CIAO

CIAO DATE: 3/5/2007

The Social Sciences in Africa: Trends, Issues, Capacities and Constraints

Ebrima Sall

January 2003

Social Science Research Council

Abstract

The Human Capital Committee of the Social Science Research Council has been concerned with the development of analytic research capacity, within and outside the academy. The work of the committee began from the premise that there is a global need for new kinds of research professionals who are capable of and comfortable understanding local situations in relation to global, transnational and international trends and impacts. At issue is not only the training of social scientists, but also the development and sustenance of international, intellectual communities around the large issues facing humanity over the coming decades. The committee has assumed that this research capacity may be developed in many types of institutions and may be employed in various ways throughout our societies.

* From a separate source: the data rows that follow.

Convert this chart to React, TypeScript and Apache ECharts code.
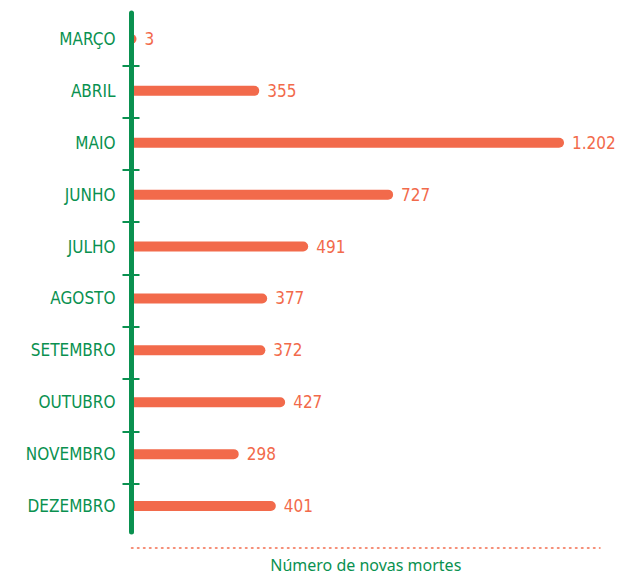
import React, { useEffect, useRef } from "react";
import * as echarts from "echarts";

const months = ["MARÇO", "ABRIL", "MAIO", "JUNHO", "JULHO", "AGOSTO", "SETEMBRO", "OUTUBRO", "NOVEMBRO", "DEZEMBRO"];
const deaths = [3, 355, 1202, 727, 491, 377, 372, 427, 298, 401];
const axisName = "Número de novas mortes";

const GREEN = "#0a9150";
const ORANGE = "#f26a4b";
const NARROW = "'Liberation Sans Narrow', 'DejaVu Sans Condensed', 'Roboto', sans-serif";

function fmt(v: number): string {
  return String(v).replace(/\B(?=(\d{3})+(?!\d))/g, ".");
}

export default function App() {
  const ref = useRef<HTMLDivElement>(null);
  useEffect(() => {
    if (!ref.current) return;
    const chart = echarts.init(ref.current, null, { renderer: "svg" });
    chart.setOption({
      animation: false,
      backgroundColor: "#ffffff",
      grid: [
        { left: 131.5, right: 42, top: 13, height: 523 },
        { left: 131.5, right: 42, top: 65.3, height: 418.4 },
      ],
      xAxis: [
        {
          type: "value",
          gridIndex: 0,
          min: 0,
          max: 1302,
          offset: 16,
          axisLine: { show: true, lineStyle: { color: ORANGE, width: 1.5, type: [1.5, 4.5] } },
          axisTick: { show: false },
          axisLabel: { show: false },
          splitLine: { show: false },
          name: axisName,
          nameLocation: "middle",
          nameGap: 9,
          nameTextStyle: { color: GREEN, fontSize: 16, fontFamily: "'Noto Sans', sans-serif", verticalAlign: "top" },
        },
        { type: "value", gridIndex: 1, show: false, min: 0, max: 1 },
      ],
      yAxis: [
        {
          type: "category",
          gridIndex: 0,
          data: months,
          inverse: true,
          z: 5,
          axisLine: { show: true, lineStyle: { color: GREEN, width: 5 } },
          axisTick: { show: false },
          axisLabel: { color: GREEN, fontSize: 17, fontFamily: NARROW, margin: 16 },
        },
        {
          type: "value",
          gridIndex: 1,
          min: 0,
          max: 8,
          interval: 1,
          inverse: true,
          offset: -8,
          z: 5,
          axisLine: { show: false },
          axisTick: { show: true, length: 17, lineStyle: { color: GREEN, width: 2 } },
          axisLabel: { show: false },
          splitLine: { show: false },
        },
      ],
      series: [
        {
          type: "bar",
          xAxisIndex: 0,
          yAxisIndex: 0,
          data: deaths,
          barWidth: 10,
          barMinHeight: 5,
          itemStyle: { color: ORANGE, borderRadius: [0, 5, 5, 0] },
          label: {
            show: true,
            position: "right",
            distance: 8,
            color: ORANGE,
            fontSize: 17,
            fontFamily: NARROW,
            formatter: (p: any) => fmt(p.value),
          },
        },
      ],
    });
    return () => chart.dispose();
  }, []);
  return <div ref={ref} style={{ width: 642, height: 578, position: "absolute", left: 0, top: 0 }} />;
}
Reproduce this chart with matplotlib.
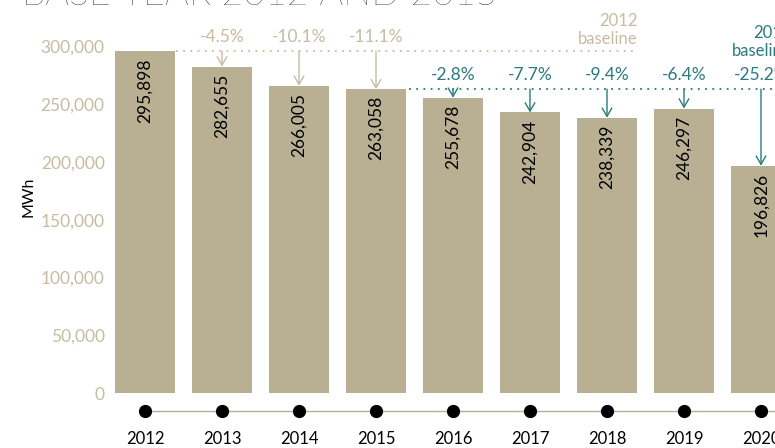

In 1999 the committee began to commission a series of papers designed to enable it to understand the issues, capacities and constraints (institutional, political, economic, etc.) that characterize the formation of intellectual research capacity in Africa, Australia, Asia, Latin America, the Middle East, North America, and the Former Soviet Union and Eastern Europe. There was an interest in both individuals and institutions and in both training and research. The goal of the project was to produce comparable regional maps of how the social science research sector is organized and the problems it faces, and to ultimately form a single global map that would be useful to those involved in institution building and program development around the world. The project was intended to reveal what regions have in common as well as how they differ one from another on a broad scale. It was to provide a sense of issues that require special attention, of where synergies should be fostered in the search for solutions to problems. It was also to provide foundations, ministries, international organizations and non- governmental organizations with indications of where they might want to focus their energy and attention.